Some parts of the Caiman library (and demos) are best done by farming work out over multiple CPUs (or in some cases, multiple separate systems in a cluster). Python provides (at least) two popular frameworks for this, multiprocessing and ipyparallel. Both of them have several modes and parameters, each with their own advantages and disadvantages. Their behaviour differs on different operating systems (e.g. Linux versus OSX) and different Python environments (script versus Spyder versus Jupyter). It provides some support for some modes of both frameworks, to make it easier for people to find a setup that works on their platform.

This document covers some of the reasons you might choose one framework over another, how you can pick a clustering option with the codebase, and some of the issues we have seen with each.

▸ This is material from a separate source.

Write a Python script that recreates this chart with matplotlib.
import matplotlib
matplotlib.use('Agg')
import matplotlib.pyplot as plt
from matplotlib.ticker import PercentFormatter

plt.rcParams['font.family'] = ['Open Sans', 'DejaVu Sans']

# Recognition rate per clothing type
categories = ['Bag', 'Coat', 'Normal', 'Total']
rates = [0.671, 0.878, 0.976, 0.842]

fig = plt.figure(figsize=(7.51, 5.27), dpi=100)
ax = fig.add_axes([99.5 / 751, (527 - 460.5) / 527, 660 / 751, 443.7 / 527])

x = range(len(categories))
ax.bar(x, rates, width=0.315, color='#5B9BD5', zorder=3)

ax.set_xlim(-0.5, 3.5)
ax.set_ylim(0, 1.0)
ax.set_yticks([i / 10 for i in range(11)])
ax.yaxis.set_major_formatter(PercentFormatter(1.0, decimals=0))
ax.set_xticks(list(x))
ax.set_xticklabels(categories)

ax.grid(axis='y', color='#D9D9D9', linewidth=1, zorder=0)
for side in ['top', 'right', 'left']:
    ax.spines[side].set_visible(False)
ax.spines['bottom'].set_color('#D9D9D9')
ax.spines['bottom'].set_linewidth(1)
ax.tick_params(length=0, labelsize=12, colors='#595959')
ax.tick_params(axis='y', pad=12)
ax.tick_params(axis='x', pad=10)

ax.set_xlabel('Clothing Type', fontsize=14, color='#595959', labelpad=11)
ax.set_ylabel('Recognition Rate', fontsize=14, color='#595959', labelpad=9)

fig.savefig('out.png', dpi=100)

Ipyparallel vs multiprocessing

If you are already reading this, we encourage you to also do independent reading on both. * [Ipyparallel docs](https://ipyparallel.readthedocs.io/en/latest/) * [Multiprocessing docs](https://docs.python.org/3/library/multiprocessing.html)

Multiprocessing has three modes, each of which behaves differently: * spawn - The normal on Windows, available on other platforms. Slightly slower, but safer. * fork - The normal on all platforms but Windows. Efficient, but if any of the libraries Caiman uses are themselves multithreaded, can create problems * forkserver - Fast, but your code needs to either be running under Spyder or Jupyter, or needs a certain organisation to make it work.

In sum: * Multiprocessing is designed to run multiple processes on the same system, to efficiently use multiple machines. * Ipyparallel can do just that, but can also efficiently use multiple systems (and can integrate with cluster systems to do this automatically

How to select one with the codebase

Some of the demos use cm.cluster.setup_cluster() to setup a clustered environment. The “backend” parameter selects which configuration will be used for the cluster. The parameter can take the following documented values: * multiprocessing (or local) - Uses the multiprocessing module with its default backend for the platform * ipyparallel - Use ipyparallel

Issues

  • On OSX, some math libraries (blas, lapack) by default use a hardware-accelerated system framework that interacts badly with threads and might not work if run from a forked process. This causes some worker processes to hang forever if more than one of them tries to do some computations at the same time. You may be able to prevent this with “export VECLIB_MAXIMUM_THREADS=1” before running your code, or telling Conda to install a blas/lapack that is not built against Veclib.

  • On Linux and OSX, some multithreaded builds of math libraries do their own multithreading and this can break if Caiman forks to make new processes. This can result in hangs and/or core dumps. We have in our instructions other environment variables you should set to tell them not to multithread.

  • OpenCV is not easy to use safely with multithreaded or multi-process software. We take steps to disable multithreading in OpenCV, but some builds of it may not allow this. If you run into these issues let us know; we may ask you to switch the OpenCV version you use (Conda makes this easy).

  • Some builds of OpenCV use OpenMP, which by default opens a thread for each of your CPUs for background work. This multiplies out to a potentially large number if you have already started many processes for Caiman work. If this is both true and a problem for your environment, you should limit OpenMP to a single thread by doing the following before running Caiman code: “export OMP_NUM_THREADS=1”, or alternatively switch to a different build of OpenCV.